Your database is humming on AWS Aurora. Your workflows are automated in Azure Logic Apps. Then someone asks how data gets from one side to the other, and silence fills the room. The truth is, connecting Aurora and Logic Apps cleanly is more about controlling identity and data flow than stitching together APIs.
AWS Aurora brings raw speed and reliability to relational workloads. Azure Logic Apps excel at event-driven automation that glues services together. Combined, they let teams sync transactional data, trigger customer workflows, or even automate compliance checks across clouds. The catch is managing secure access through IAM roles and service principals while keeping latency down.
Here’s the logic: Aurora holds structured data under AWS IAM. Logic Apps operate inside Azure with connector-based authentication.

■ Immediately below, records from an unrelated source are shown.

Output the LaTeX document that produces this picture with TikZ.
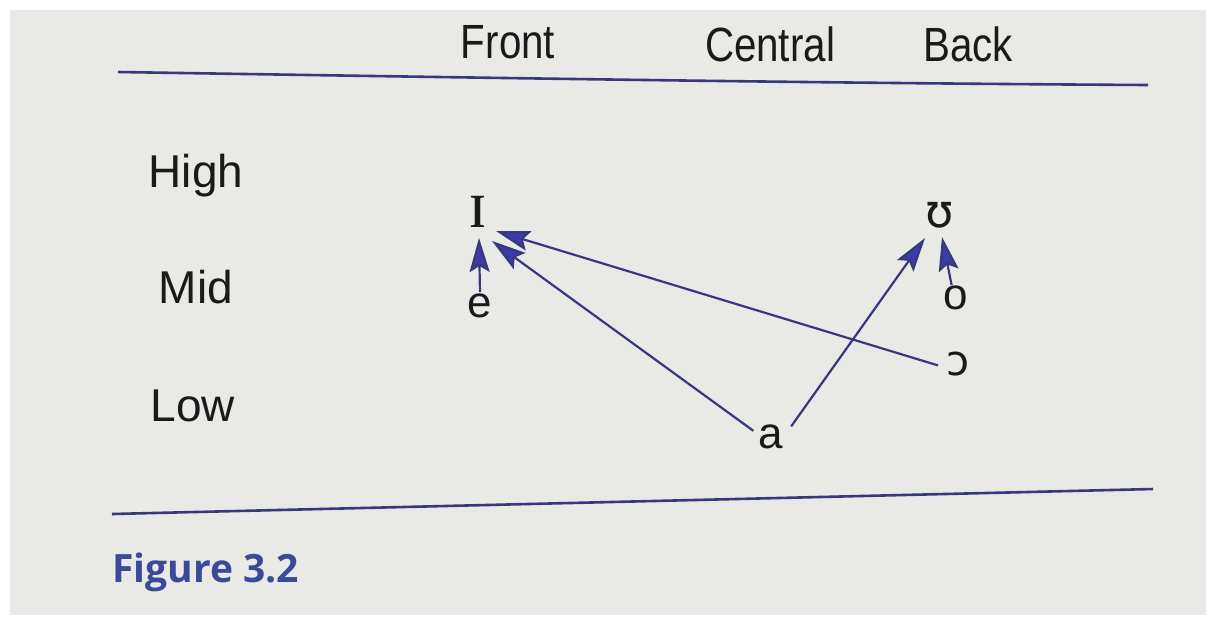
\documentclass[tikz,border=0pt]{standalone}
\usepackage{fontspec}
\setmainfont{Liberation Sans}
\newfontfamily\ipaserif{Liberation Serif}
\newfontfamily\ipasans{DejaVu Sans}
\newfontfamily\figfont{Open Sans}
\usetikzlibrary{arrows.meta}
\definecolor{paper}{HTML}{E9E9E6}
\definecolor{rule}{HTML}{38387E}
\definecolor{arrowblue}{HTML}{3C3CA4}
\definecolor{figblue}{HTML}{3A4A98}
\definecolor{ink}{HTML}{1A1A1A}
\tikzset{
  x=0.5pt, y=-0.5pt,
  head/.style={font=\fontsize{24}{24}\selectfont, text=ink, inner sep=0pt, anchor=base},
  rowlabel/.style={font=\fontsize{23}{23}\selectfont, text=ink, inner sep=0pt, anchor=base},
  sym/.style={font=\fontsize{22}{22}\selectfont, text=ink, inner sep=1pt},
  rulestyle/.style={draw=rule, line width=1.3pt},
  vowelarrow/.style={draw=rule, line width=1.1pt, -{Stealth[length=17pt, width=10pt, inset=3pt, fill=arrowblue]}, shorten >=0pt, shorten <=1pt},
}
\begin{document}
\begin{tikzpicture}
\useasboundingbox (0,0) rectangle (1214,623);
\fill[white] (0,0) rectangle (1214,623);
\fill[paper] (10,10) rectangle (1206,615);
% headers
\node[head] (front) at (508,58) {\scalebox{0.84}[1]{Front}};
\node[head] (central) at (770,61) {\scalebox{0.84}[1]{Central}};
\node[head] (back) at (968,61) {\scalebox{0.84}[1]{Back}};
% rules
\coordinate (t1) at (118,72);
\coordinate (t2) at (1148,85);
\draw[rulestyle] (t1) .. controls (500,78) and (800,83) .. (t2);
\coordinate (b1) at (112,514);
\coordinate (b2) at (1153,489);
\draw[rulestyle] (b1) -- (b2);
% row labels
\node[rowlabel] (high) at (196,187) {High};
\node[rowlabel] (mid) at (196,303) {Mid};
\node[rowlabel] (low) at (193,421) {Low};
% vowels
\node[sym] (I) at (478,212) {\ipaserif\fontsize{34}{34}\selectfont ɪ};
\node[sym] (e) at (480,306) {e};
\node[sym] (U) at (940,215) {\ipasans\fontsize{23}{23}\selectfont ʊ};
\node[sym] (o) at (956,298) {o};
\node[sym] (O) at (958,364) {\ipasans\fontsize{21}{21}\selectfont ɔ};
\node[sym] (a) at (771,437) {a};
% arrows
\coordinate (eS) at (480,294);
\coordinate (IeT) at (479,238);
\draw[vowelarrow] (eS) -- (IeT);
\coordinate (aS1) at (755,432);
\coordinate (IaT) at (492,241);
\draw[vowelarrow] (aS1) -- (IaT);
\coordinate (OS) at (940,366);
\coordinate (IOT) at (496,231);
\draw[vowelarrow] (OS) -- (IOT);
\coordinate (aS2) at (790,428);
\coordinate (UaT) at (925,238);
\draw[vowelarrow] (aS2) -- (UaT);
\coordinate (oS) at (952,287);
\coordinate (UoT) at (942,237);
\draw[vowelarrow] (oS) -- (UoT);
% caption
\node[font=\figfont\bfseries\fontsize{19.5}{20}\selectfont, text=figblue, anchor=base west, inner sep=0pt] (fig) at (112,582) {Figure 3.2};
\end{tikzpicture}
\end{document}
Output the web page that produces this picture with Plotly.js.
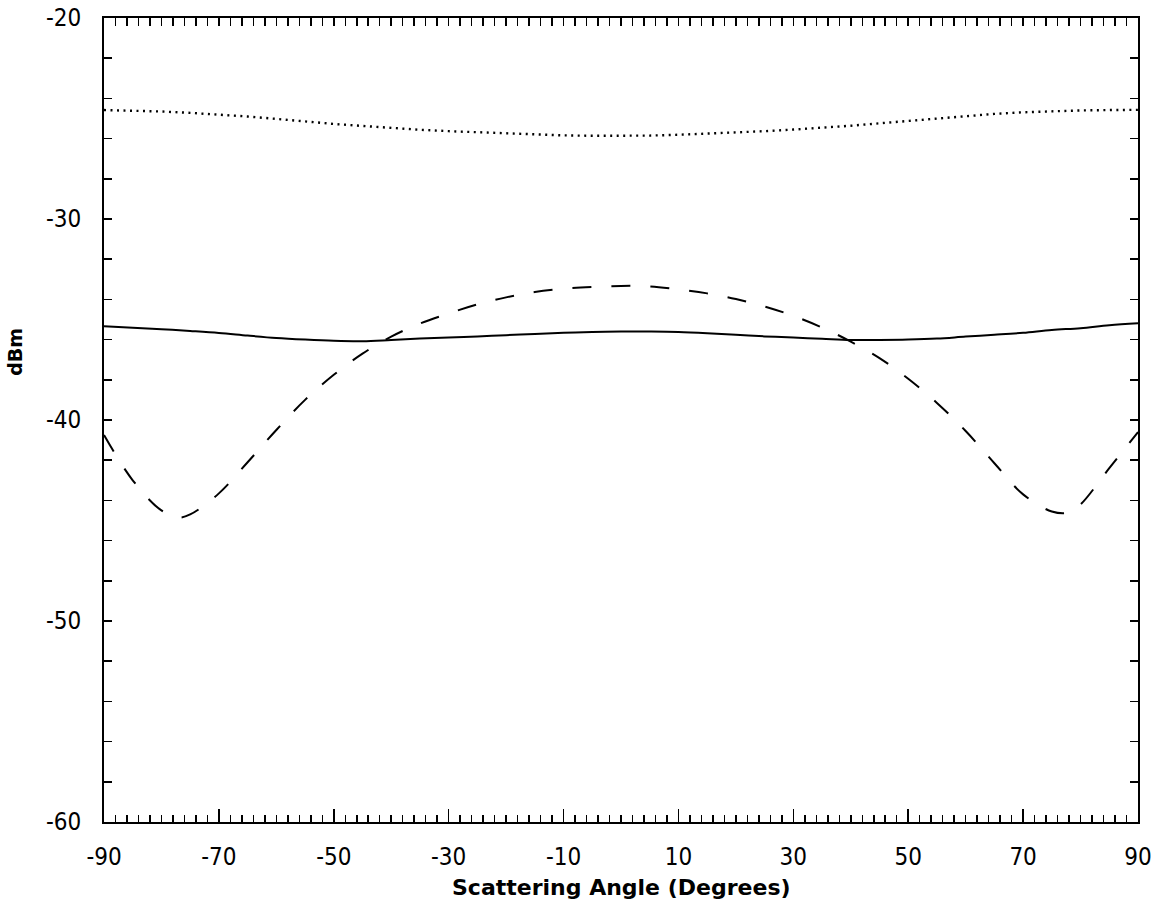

To bridge them, you set up a private endpoint or proxy that exposes Aurora to Azure without leaking credentials. Most teams use either an OIDC-based integration or a cross-cloud secret vault synced via managed identity. When designed right, Logic Apps can read or write to Aurora in milliseconds, pushing updates through securely.
A good setup starts with mapping IAM roles to Azure managed identities and rotating keys through AWS Secrets Manager. Add an outbound connection enforced by IP allow lists, not raw passwords. Every time Logic Apps executes a workflow, Aurora logs the access under its own audit trail, satisfying SOC 2 and internal compliance requirements. The flow feels invisible yet traceable.
If something breaks, check latency at the gateway. Logic Apps may hit throttling if Aurora query responses exceed timeouts. Using asynchronous triggers instead of polling helps. Also watch for credential drift when AWS tokens expire before Azure connectors refresh. Automated token sync scripts or identity-aware proxies can solve most of that pain.